Saludo. Obtengo un queja de urraca como respuesta. Sigo adelante unos
kilómetros más, doy la vuelta y entro en el pueblo. La pareja ya no
está. Calles solitarias, puertas y balcones cerrados, un hombre que
se aleja por una vereda. No hay rastro de bar, ni antiguo ni moderno,
sino un rastro ajado en la forma de las casas, el piso alto
sobresaliendo de la planta baja retranqueada, una construcción
original. Sin duda, hubo vida aquí. Ya no. Sigo recorriendo las
calles buscando una salida hacia la iglesia, la iglesia grande, pues
he visto desde la carretera, con sorpresa que el pueblo tiene dos,
dos iglesias firmes, en buen estado, fieras del antiguo poder. La más
grande apenas tiene espacio alrededor para contemplarla, como si a su
imponente torre le bastase la admiración lejana. La menos imponente
está exenta pero no es más amigable, paredones, contrafuertes, bien
atrancada. Una noticia en un panel cuenta que para elevarla se
acarreó material del cercano monasterio de San Antón. Se desnudó a
un santo para vestir a un lego. Absorto, me saca de la inmersión en
el pasado un ruido a mis espaldas.
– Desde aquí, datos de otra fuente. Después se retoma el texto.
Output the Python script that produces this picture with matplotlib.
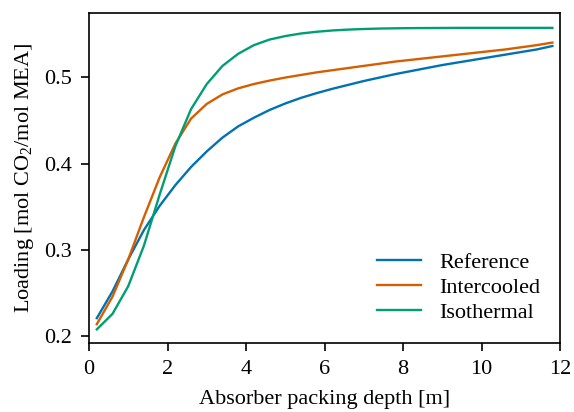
import matplotlib
matplotlib.use("Agg")
import matplotlib.pyplot as plt

plt.rcParams['font.family'] = ['Liberation Serif', 'DejaVu Serif']
plt.rcParams['mathtext.default'] = 'regular'
plt.rcParams['font.size'] = 16

# profundidad de empaque [m]
depth = [0.2, 0.6, 1.0, 1.4, 1.8, 2.2, 2.6, 3.0, 3.4, 3.8, 4.2, 4.6, 5.0, 5.4, 5.8,
         6.2, 6.6, 7.0, 7.4, 7.8, 8.2, 8.6, 9.0, 9.4, 9.8, 10.2, 10.6, 11.0, 11.4, 11.8]

reference = [0.221, 0.252, 0.289, 0.323, 0.351, 0.375, 0.396, 0.414, 0.430, 0.443,
             0.453, 0.462, 0.4695, 0.476, 0.4815, 0.4865, 0.491, 0.4955, 0.4995, 0.5035,
             0.507, 0.5105, 0.514, 0.517, 0.520, 0.523, 0.526, 0.529, 0.532, 0.536]
intercooled = [0.214, 0.246, 0.289, 0.338, 0.384, 0.423, 0.452, 0.469, 0.480, 0.487,
               0.492, 0.496, 0.4995, 0.5025, 0.5055, 0.508, 0.5105, 0.513, 0.5155, 0.518,
               0.520, 0.522, 0.524, 0.526, 0.528, 0.530, 0.532, 0.5345, 0.537, 0.540]
isothermal = [0.208, 0.226, 0.258, 0.305, 0.364, 0.420, 0.463, 0.492, 0.513, 0.527,
              0.537, 0.5435, 0.5475, 0.5505, 0.5525, 0.554, 0.555, 0.5557, 0.5562, 0.5565,
              0.5567, 0.5568, 0.5569, 0.557, 0.557, 0.557, 0.557, 0.557, 0.557, 0.557]

fig, ax = plt.subplots(figsize=(5.74, 4.12), dpi=100)
ax.plot(depth, reference, color='#0072B2', lw=1.7, label='Reference')
ax.plot(depth, intercooled, color='#D55E00', lw=1.7, label='Intercooled')
ax.plot(depth, isothermal, color='#009E73', lw=1.7, label='Isothermal')

ax.set_xlim(0, 12)
ax.set_ylim(0.192, 0.574)
ax.set_xticks([0, 2, 4, 6, 8, 10, 12])
ax.set_yticks([0.2, 0.3, 0.4, 0.5])
ax.set_xlabel('Absorber packing depth [m]', labelpad=8)
ax.set_ylabel('Loading [mol CO$_2$/mol MEA]', labelpad=6)
for s in ax.spines.values():
    s.set_linewidth(1.2)
ax.tick_params(width=1.2, length=6, pad=6)
ax.legend(loc='lower right', frameon=False, labelspacing=0.2)

fig.subplots_adjust(left=0.155, right=0.976, top=0.968, bottom=0.167)
fig.savefig('out.png')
Como en una procesión, dos
chavales, una chica con pantaloncillos ceñidos y piel cetrina, un
chico con una pequeña mochila a las espaldas, quizá no tan niños,
ocupan en marcha el camino entero que pasa delante de la iglesia,
cada uno, con ambas manos llenas de las traíllas con que conducen un
montón de perros, altos, grandes, silenciosos como los amos, todos
con la cabeza hundida en el polvo, apenas levantan los ojos para ver
a este extraño, a horcajadas sobre la bici, delante del cartel
informativo, perplejo ante ese desfile de ánimas. Sigo su extraña
marcha intemporal hasta que se pierden en la lejanía por la Vía
Aquitania, tan perplejo que no se me ocurre hacerles una foto que de
cuenta del prodigio. No sacuden el polvo del camino, nada les atrae
del campo que se extiende en todas direcciones, ni lo que dejan
atrás, ni lo que se mueve a su lado, todos, hombres y perros,
sumidos en una cavilación intemporal.